Speculative theory of political participation and happiness
A speculative theory:
Current politics is making people increasingly miserable because at a participatory level it has become for many people, on the margin, a more national, more electoral, and more passive activity. All three of these trends are bad for your political happiness return-on-investment.
The first dimension above is scope. All else equal, people get more satisfaction engaging in local politics, where they have more investment in the community, have personal relationships with other participants, and can see more tangible results. This is particularly true of hyper-local politics—PTA meetings, youth sports organizations, neighborhood associations, etc—where many people don’t even think of what they are doing as politics.
The second dimension is instrumentality. All else equal, people are happier participating in legislative policy-making and executive governance than in the instrumental prerequisites to get to those aspects of politics, namely campaigns and elections of representatives. That is, decision-making has a higher happiness/anger ratio than election with.

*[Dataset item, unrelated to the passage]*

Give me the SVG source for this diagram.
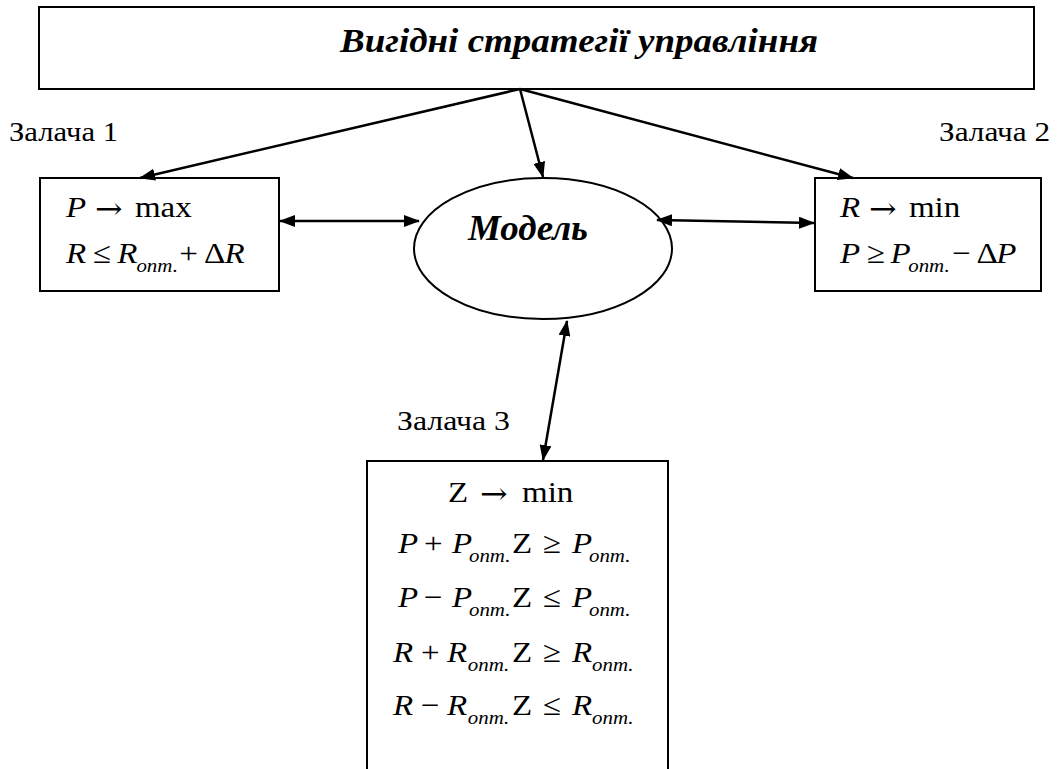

The third dimension is nature of engagement. All else equal, active participation makes people happier than passive participation. Volunteering for a campaign, meeting with elected officials, becoming a decision-maker, attending meetings, and organizing people are all active ways to participate. Donating money, reading news, and complaining to friends are all passive ways of participating. Much of this is related to, and downstream from, Eitan Hersh’s excellent Politics is for Power.
Contemporary trends in media, technology, and civil society—most importantly the rise of cable news and social media, and the decline of local news and in-person civic associations—have shifted people on the margins away from local-active-governance forms of political participation and toward national-passive-electoral forms of political participation. On the margins, complaining about Trump and sending $50 to Kamala Harris has increased and attending the budget meeting in the church basement has decreased.
There are lots of interaction effects here. A nationalized political outlook almost demands a passive and more instrumental form of participation; hyper-local participation often involves no electoral participation at all.